Drosophila models of SNRNP200-retinitis pigmentosa exhibit retinal apoptosis and loss of photoreceptor function
Authors: Sara Mayer; Quinton Christensen; Arlene Drack; Lori Wallrath
Affiliation: University of Iowa
Keywords: x. other (Retinal degeneration); q. vision
Retinitis pigmentosa (RP) represents a collection of genetic eye disorders that cause gradual loss of photoreceptors. The initial phases of RP involve loss of rod photoreceptor function, which leads to loss of cone photoreceptor function and eventual blindness. RP affects 1:4,000 people worldwide and is either syndromic or non-syndromic. RP33 is a non-syndromic form of RP caused by mutations in the SNRNP200 gene, which encodes a core component of the spliceosome. SNRNP200 possesses helicase activity that plays a critical role in pre-mRNA splicing. SNRNP200 is expressed in nearly every cell type, yet defects are only observed in the retina.

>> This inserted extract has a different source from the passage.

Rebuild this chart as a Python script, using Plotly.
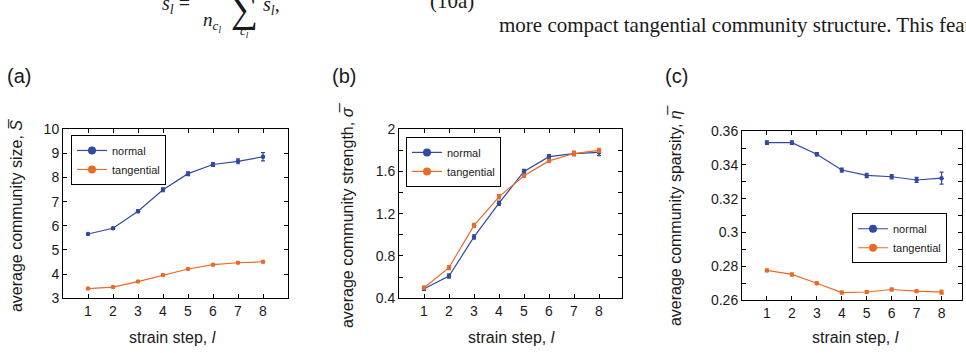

To understand the function of SNRNP200 in vision, we turned to Drosophila. The Drosophila orthologue of human SNRNP200 is lethal(3)72Ab (or Brr2), which we refer to as dSNRNP200. Human SNRNP200 and fly dSNRNP200 have 74% amino acid identity and 89% similarity. Null mutations in dSNRNP200 are homozygous lethal. RNAi knock-down of dSNRNP200 in the developing eye leads to increased apoptosis in the larval eye/antennal imaginal discs and an adult rough eye phenotype. To understand human disease mechanisms, we generated patient based CRISPR mutant alleles encoding single amino acid substitutions in the first helicase domain. The CRISPR alleles showed no obvious physical defects; however, upon investigation they had increased apoptosis in larval eye/antennal imaginal discs relative to controls. Furthermore, electroretinograms performed on young adults bearing the CRISPR mutant alleles exhibited abnormal waveforms indicative of loss of phototransduction and synaptic transmission that progressed with age, similar to the human disease condition. In addition, loss of prolonged action potential indicated that the “rod-like” cells of the retina, were defective. By contrast, the cone-like cells, appeared functional, recapitulating early stages of the human disease. Collectively, we found that globally expressed dSNRNP200 is essential for Drosophila photoreceptor function and modeling RP33 mutations in the fly recapitulates many aspects of the human disease, allowing for a molecular genetic dissection of disease mechanisms.